The latest nominees - two white women and an African-American man - reflect the White House's stated desire to increase diversity on a federal bench that remains largely occupied by white males.
A seat on the federal appeals court in Washington is sometimes seen as a springboard to serving on the Supreme Court. Appointments to both are for life.
A visibly agitated Obama at one point deviated from his prepared remarks when praising his nominees.
"These are no slouches, these are no hacks, these are incredibly accomplished lawyers by all accounts," he said. All three of the nominees attended Harvard Law School, as did Obama.
The president dismissed claims made by some Republicans that filling the three vacant seats constitutes "court-packing," a term used to describe President Franklin Roosevelt's effort decades ago to move the court to the left ideologically by increasing the number of seats on the Supreme Court.
"We are not adding seats here," Obama said. "We are trying to fill seats."
SENATE FIGHT
The president has had to fight to get his nominees to the court through the confirmation process.
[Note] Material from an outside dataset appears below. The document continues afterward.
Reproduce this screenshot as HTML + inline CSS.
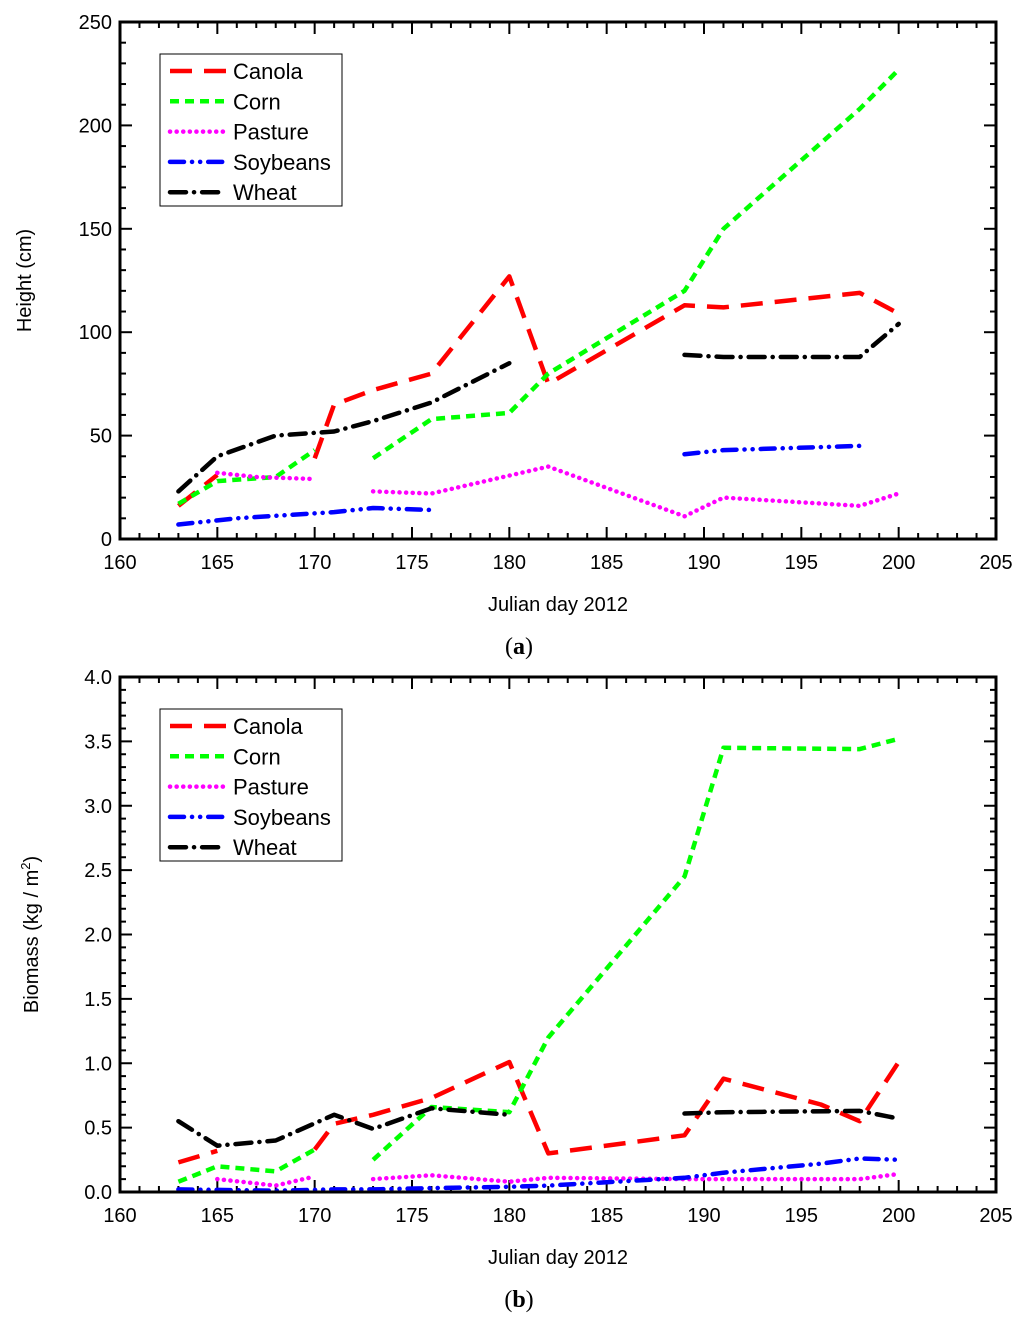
<!DOCTYPE html>
<html><head><meta charset="utf-8"><style>
body{margin:0;background:#fff;}
svg{display:block;font-family:"Liberation Sans",sans-serif;}
</style></head><body>
<svg id="s" width="1024" height="1328" viewBox="0 0 1024 1328"></svg>
<script>
const seriesNames=["Canola","Corn","Pasture","Soybeans","Wheat"];
// Height (cm); null = gap
const heightDays={
Canola:[163,165,null,170,171,173,176,180,182,189,191,198,200],
Corn:[163,165,168,170,null,173,176,180,182,189,191,198,200],
Pasture:[165,167,170,null,173,176,182,189,191,198,200],
Soybeans:[163,166,171,173,176,null,189,191,198],
Wheat:[163,165,168,171,173,176,180,null,189,191,198,200]};
const heightVals={
Canola:[16,31,null,39,65,72,80,127,75,113,112,119,109],
Corn:[17,28,30,43,null,39,58,61,80,120,150,208,227],
Pasture:[32,30,29,null,23,22,35,11,20,16,22],
Soybeans:[7,10,13,15,14,null,41,43,45],
Wheat:[23,40,50,52,57,66,85,null,89,88,88,104]};
const biomassDays={
Canola:[163,165,null,170,171,173,176,180,182,189,191,196,198,200],
Corn:[163,165,168,170,null,173,176,180,182,189,191,198,200],
Pasture:[165,168,170,null,173,176,180,182,189,191,198,200],
Soybeans:[163,168,171,173,176,180,182,189,191,196,198,200],
Wheat:[163,165,168,171,173,176,180,null,189,191,198,200]};
const biomassVals={
Canola:[0.23,0.32,null,0.33,0.53,0.6,0.73,1.01,0.3,0.44,0.88,0.68,0.55,1.01],
Corn:[0.08,0.2,0.16,0.33,null,0.25,0.66,0.62,1.2,2.45,3.45,3.44,3.52],
Pasture:[0.1,0.05,0.12,null,0.1,0.13,0.08,0.11,0.1,0.1,0.1,0.14],
Soybeans:[0.02,0.01,0.02,0.02,0.03,0.04,0.05,0.11,0.15,0.22,0.26,0.25],
Wheat:[0.55,0.36,0.4,0.6,0.49,0.65,0.6,null,0.61,0.62,0.63,0.57]};
const xTicks=[160,165,170,175,180,185,190,195,200,205];
const heightTicks=[0,50,100,150,200,250];
const biomassTicks=["0.0","0.5","1.0","1.5","2.0","2.5","3.0","3.5","4.0"];

const styles={
Canola:{c:"#ff0000",d:"22 12",cap:"butt"},
Corn:{c:"#00ff00",d:"9 6",cap:"butt"},
Pasture:{c:"#ff00ff",d:"0.1 6.5",cap:"round"},
Soybeans:{c:"#0000ff",d:"14 8 0.1 8 0.1 8",cap:"round"},
Wheat:{c:"#000000",d:"16 8 0.1 8",cap:"round"}};
const NS="http://www.w3.org/2000/svg";
const svg=document.getElementById('s');
function mk(tag,at,parent){const e=document.createElementNS(NS,tag);for(const k in at)e.setAttribute(k,at[k]);(parent||svg).appendChild(e);return e;}

function chart(cfg){
 const g=mk('g',{});
 
 
 const L=120,R=996,T=cfg.top,B=cfg.bottom;
 const xs=d=>L+(d-160)/45*(R-L);
 const ys=v=>B-v/cfg.ymax*(B-T);
 for(let d=160;d<=205;d++){
  const maj=d%5===0;const len=maj?12:6;const x=xs(d);
  mk('line',{x1:x,y1:B,x2:x,y2:B-len,stroke:'#000','stroke-width':2},g);
  mk('line',{x1:x,y1:T,x2:x,y2:T+len,stroke:'#000','stroke-width':2},g);
 }
 const nMinor=cfg.minorCount;
 for(let i=0;i<=nMinor;i++){
  const v=cfg.ymax*i/nMinor;const maj=i%cfg.minorPerMajor===0;const len=maj?12:6;const y=ys(v);
  mk('line',{x1:L,y1:y,x2:L+len,y2:y,stroke:'#000','stroke-width':2},g);
  mk('line',{x1:R,y1:y,x2:R-len,y2:y,stroke:'#000','stroke-width':2},g);
 }
 xTicks.forEach(t=>{const e=mk('text',{x:xs(t),y:B+30,'font-size':20,'text-anchor':'middle'},g);e.textContent=t;
  
  });
 cfg.yTicks.forEach(t=>{const e=mk('text',{x:L-8,y:ys(parseFloat(t))+7,'font-size':20,'text-anchor':'end'},g);e.textContent=t;
  
  });
 seriesNames.forEach(n=>{
  const ds=cfg.days[n],vs=cfg.vals[n];let segs=[],cur=[];
  for(let i=0;i<ds.length;i++){if(ds[i]===null){if(cur.length)segs.push(cur);cur=[];}else cur.push(xs(ds[i]).toFixed(1)+','+ys(vs[i]).toFixed(1));}
  if(cur.length)segs.push(cur);
  const st=styles[n];
  segs.forEach(s=>{const p=mk('polyline',{points:s.join(' '),fill:'none',stroke:st.c,'stroke-width':4.5,'stroke-dasharray':st.d,'stroke-linecap':st.cap,'stroke-linejoin':'round'},g);
   
   });
 });
 mk('rect',{x:L,y:T,width:R-L,height:B-T,fill:'none',stroke:'#000','stroke-width':3},g);
 const lg=mk('g',{},g);
 
 
 mk('rect',{x:160,y:T+32,width:182,height:152,fill:'#fff',stroke:'#000','stroke-width':1},lg);
 seriesNames.forEach((n,i)=>{const y=T+49+i*30.3;const st=styles[n];
  const l=mk('line',{x1:170,y1:y,x2:226,y2:y,stroke:st.c,'stroke-width':4.5,'stroke-dasharray':st.d,'stroke-linecap':st.cap},lg);
  
  
  const t=mk('text',{x:233,y:y+8,'font-size':22},lg);t.textContent=n;
  
  });
 const xt=mk('text',{x:558,y:B+72,'font-size':20,'text-anchor':'middle'},g);xt.textContent='Julian day 2012';
 
 
 const yt=mk('text',{x:0,y:0,'font-size':20,'text-anchor':'middle',transform:`translate(${cfg.ytX},${(T+B)/2}) rotate(-90)`},g);yt.innerHTML=cfg.ytitle;
 
 
 const pl=mk('text',{x:519,y:B+115,'font-size':24,'text-anchor':'middle','font-family':'Liberation Serif, serif'},g);pl.innerHTML=cfg.panel;
 
 
}
chart({name:'height-chart',top:22,bottom:539,ymax:250,minorCount:25,minorPerMajor:5,yTicks:heightTicks,days:heightDays,vals:heightVals,ytitle:'Height (cm)',ytX:31,panel:'(<tspan font-weight="bold">a</tspan>)'});
chart({name:'biomass-chart',top:677,bottom:1192,ymax:4,minorCount:40,minorPerMajor:5,yTicks:biomassTicks,days:biomassDays,vals:biomassVals,ytitle:'Biomass (kg / m<tspan font-size="13" dy="-8">2</tspan><tspan dy="8">)</tspan>',ytX:38,panel:'(<tspan font-weight="bold">b</tspan>)'});
</script>
</body></html>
While Obama's fellow Democrats control the Senate, Republicans can hold up confirmation votes with procedural obstacles that require a supermajority of 60 of the 100 votes to be overcome.
One previous nominee, New York lawyer Caitlin Halligan, withdrew from consideration in March after Republicans blocked votes on her confirmation to the appeals court.
Last month, however, the Senate confirmed Sri Srinivasan, who attracted bipartisan support in part due to his service in the Justice Department under both Republican and Democratic presidents.
Once Srinivasan takes his place on the court, there will be eight active judges equally divided between Democratic and Republican appointees.
In his remarks, Obama stressed the importance of the court, noting that it has the final say on such issues as the environment and national security. "If we want to ensure a fair and functioning judiciary, our courts cannot be short-staffed," Obama said.
Some critics say Obama has been slow to fill the vacant seats. The White House only announced Halligan's nomination in September 2010, some 20 months after Obama took office, while Srinivasan was first nominated in the summer of 2012.
The first phase of the latest confirmation battle will take place in the Senate Judiciary Committee, which oversees judicial nominations and has long been a battleground for court nominees of presidents from both major parties.
Senator Patrick Leahy, the chairman, told Reuters at Tuesday's White House announcement that all three candidates are "enormously qualified" and that any opposition from Republicans would be "partisan in the extreme."
The senior Republican on the committee, Senator Charles Grassley of Iowa, has said he would object to further nominees to the appeals court. He introduced legislation that would strip the court of the three vacant seats, saying they are not needed.